↓↓↓

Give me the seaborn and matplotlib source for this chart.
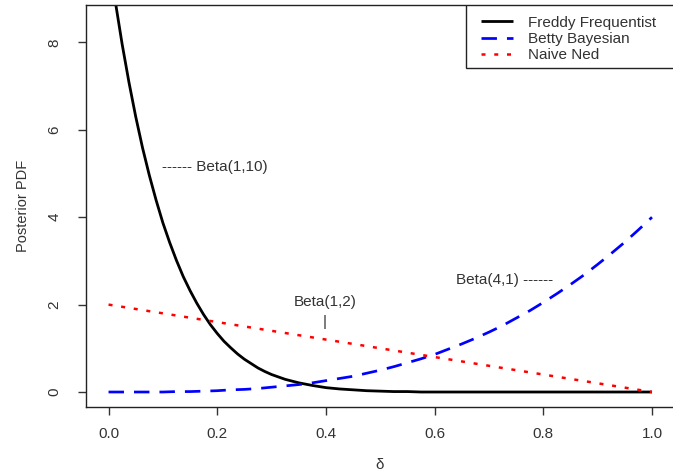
import matplotlib
matplotlib.use("Agg")
import matplotlib.pyplot as plt
import seaborn as sns
import numpy as np
from matplotlib.patches import Rectangle

# ---- data ----
delta = [0.000, 0.025, 0.050, 0.075, 0.100, 0.125, 0.150, 0.175, 0.200, 0.225,
         0.250, 0.275, 0.300, 0.325, 0.350, 0.375, 0.400, 0.425, 0.450, 0.475,
         0.500, 0.525, 0.550, 0.575, 0.600, 0.625, 0.650, 0.675, 0.700, 0.725,
         0.750, 0.775, 0.800, 0.825, 0.850, 0.875, 0.900, 0.925, 0.950, 0.975,
         1.000]
delta_freddy = [0.0000, 0.0125, 0.0250, 0.0375, 0.0500, 0.0625, 0.0750, 0.0875,
                0.1000, 0.1125, 0.1250, 0.1375, 0.1500, 0.1625, 0.1750, 0.1875,
                0.2000, 0.2125, 0.2250, 0.2375, 0.2500, 0.2625, 0.2750, 0.2875,
                0.300, 0.325, 0.350, 0.375, 0.400, 0.425, 0.450, 0.475,
                0.500, 0.525, 0.550, 0.575, 0.600, 0.700, 0.800, 0.900, 1.000]
freddy = [10.00, 8.93, 7.96, 7.09, 6.30, 5.59, 4.96, 4.39,
          3.87, 3.42, 3.01, 2.64, 2.32, 2.03, 1.77, 1.54,
          1.34, 1.16, 1.01, 0.87, 0.75, 0.65, 0.55, 0.47,
          0.40, 0.29, 0.21, 0.15, 0.10, 0.07, 0.05, 0.03,
          0.02, 0.01, 0.01, 0.00, 0.00, 0.00, 0.00, 0.00, 0.00]
betty = [0.00, 0.00, 0.00, 0.00, 0.00, 0.01, 0.01, 0.02, 0.03, 0.05,
         0.06, 0.08, 0.11, 0.14, 0.17, 0.21, 0.26, 0.31, 0.36, 0.43,
         0.50, 0.58, 0.67, 0.76, 0.86, 0.98, 1.10, 1.23, 1.37, 1.52,
         1.69, 1.86, 2.05, 2.25, 2.46, 2.68, 2.92, 3.17, 3.43, 3.71,
         4.00]
ned = [2.00, 1.95, 1.90, 1.85, 1.80, 1.75, 1.70, 1.65, 1.60, 1.55,
       1.50, 1.45, 1.40, 1.35, 1.30, 1.25, 1.20, 1.15, 1.10, 1.05,
       1.00, 0.95, 0.90, 0.85, 0.80, 0.75, 0.70, 0.65, 0.60, 0.55,
       0.50, 0.45, 0.40, 0.35, 0.30, 0.25, 0.20, 0.15, 0.10, 0.05,
       0.00]
series_names = ["Freddy Frequentist", "Betty Bayesian", "Naive Ned"]
x_ticks = [0.0, 0.2, 0.4, 0.6, 0.8, 1.0]
y_ticks = [0, 2, 4, 6, 8]

sns.set_theme(style="ticks")
plt.rcParams['font.family'] = ['Liberation Sans', 'DejaVu Sans']

TXT = '#333333'
fig = plt.figure(figsize=(6.73, 4.75), dpi=100)
W, H = 673, 475
ax_l, ax_r, ax_t, ax_b = 86, 674, 5, 407
ax = fig.add_axes([ax_l / W, 1 - ax_b / H, (ax_r - ax_l) / W, (ax_b - ax_t) / H])

sns.lineplot(x=delta_freddy, y=freddy, ax=ax, color='black', lw=2.0,
             label=series_names[0], estimator=None, sort=False)
sns.lineplot(x=delta, y=betty, ax=ax, color='#0000ff', lw=1.95,
             label=series_names[1], estimator=None, sort=False)
sns.lineplot(x=delta, y=ned, ax=ax, color='#ff0000', lw=1.8,
             label=series_names[2], estimator=None, sort=False)
lines = ax.get_lines()
lines[1].set_dashes((5.7, 3.7))
lines[2].set_dashes((1.6, 3.5))
for ln in lines:
    ln.set_solid_capstyle('butt')
    ln.set_dash_capstyle('butt')

ax.set_xlim(-0.0415, 1.0405)
ax.set_ylim(-0.343, 8.856)
ax.set_xticks(x_ticks)
ax.set_xticklabels(["0.0", "0.2", "0.4", "0.6", "0.8", "1.0"])
ax.set_yticks(y_ticks)
ax.set_yticklabels([str(v) for v in y_ticks], rotation=90, va='center')

for s in ax.spines.values():
    s.set_color('#222222')
    s.set_linewidth(1.0)
ax.tick_params(axis='both', direction='out', length=5.5, width=1.0,
               color='#333333', labelcolor=TXT, labelsize=11)
ax.tick_params(axis='x', pad=9)
ax.tick_params(axis='y', pad=12)

ax.set_xlabel("δ", fontsize=11, color=TXT, labelpad=12)
ax.set_ylabel("Posterior PDF", fontsize=10.5, color=TXT, labelpad=13)

# annotations
ax.text(0.098, 5.15, "------ Beta(1,10)", fontsize=11, color=TXT,
        ha='left', va='center')
ax.text(0.398, 2.06, "Beta(1,2)", fontsize=11, color=TXT,
        ha='center', va='center')
ax.text(0.398, 1.60, "|", fontsize=11, color=TXT, ha='center', va='center')
ax.text(0.640, 2.56, "Beta(4,1) ------", fontsize=11, color=TXT,
        ha='left', va='center')

# legend box (right edge falls outside the figure as in the reference)
leg_left = (466 - ax_l) / (ax_r - ax_l)
leg_bot = (ax_b - 68) / (ax_b - ax_t)
ax.add_patch(Rectangle((leg_left, leg_bot), 1.2 - leg_left, 1.0 - leg_bot,
                       transform=ax.transAxes, fill=True, facecolor='white',
                       edgecolor='#222222', lw=1.0, clip_on=True, zorder=5))
leg = ax.legend(loc='upper left',
                bbox_to_anchor=((481 - ax_l) / (ax_r - ax_l), (ax_b - 15.5) / (ax_b - ax_t)),
                frameon=False, borderpad=0, borderaxespad=0,
                handlelength=2.1, handletextpad=1.0, labelspacing=0.16,
                fontsize=11)
leg.set_zorder(6)
for t in leg.get_texts():
    t.set_color(TXT)

fig.savefig("out.png", dpi=100)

↑↑↑

# Task directions
Print the data above verbatim from the first line through the line holding "from matplotlib.patches import Rectangle", leaving every picture out.

# Solution to this task
Give me the seaborn and matplotlib source for this chart.
import matplotlib
matplotlib.use("Agg")
import matplotlib.pyplot as plt
import seaborn as sns
import numpy as np
from matplotlib.patches import Rectangle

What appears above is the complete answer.